Veris Residential, Inc. (VRE), a leading multifamily REIT, has reported mixed financial results for the first quarter of 2025. The company saw a net loss per diluted share widen to $(0.12) from $(0.04) in Q1 2024. However, Core Funds from Operations (FFO) per diluted share improved year-over-year, rising to $0.16 from $0.14.
Operationally, Veris demonstrated strong performance with a same-store Net Operating Income (NOI) growth of 3.2% compared to the previous year. This growth was driven by a 2.4% increase in revenue that outpaced the modest expense growth of 0.8%. The company's same-store occupancy rate was relatively stable at 94.0%, showing slight improvement from 93.9% at the end of 2024.
Veris Residential continues to execute its portfolio optimization strategy, completing $45 million in non-strategic asset sales year-to-date, with an additional $34 million under binding contract. A notable strategic transaction was the acquisition of a 15% interest in the property formerly known as Jersey City Urby (now branded as "Sable") for $38.5 million. This consolidation is expected to generate over $1 million in annualized synergies.

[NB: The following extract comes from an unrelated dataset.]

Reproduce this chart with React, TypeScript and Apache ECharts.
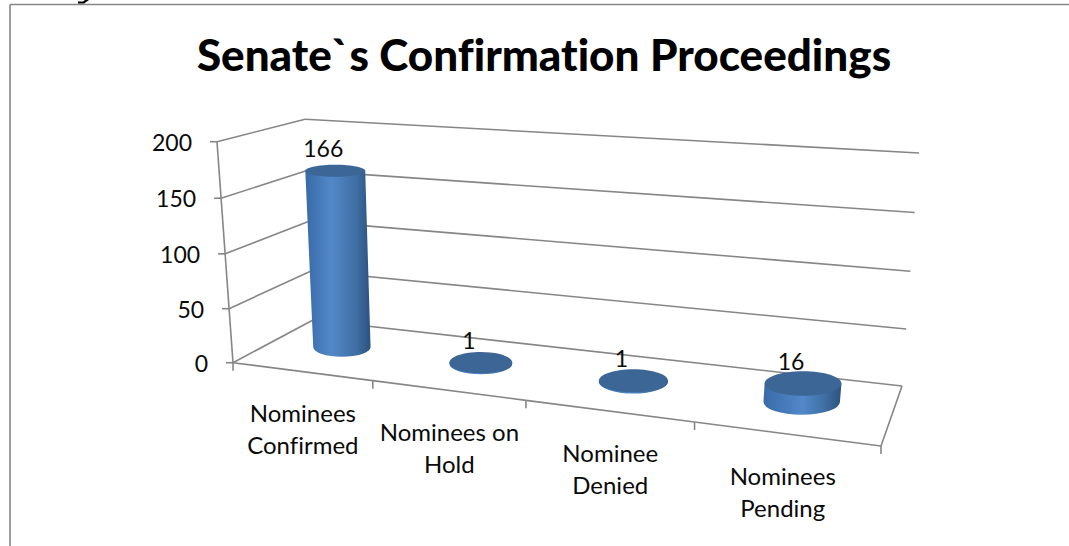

The company maintained its financial guidance for 2025 with projected same-store NOI growth of 1.7% to 2.7% and Core FFO per share guidance between $0.61 and $0.63. Despite facing a widened net loss, Veris increased its quarterly dividend by 52.4% to $0.08 per share, up from $0.0525 in the previous year. Additionally, while a $100 million share repurchase program was announced in February 2025, no shares have been repurchased to date.
Veris Residential remains well-positioned financially, with $146 million in liquidity and a portfolio primarily comprising fixed or hedged debt, featuring a weighted average interest rate of 4.96% and an average maturity of 2.8 years.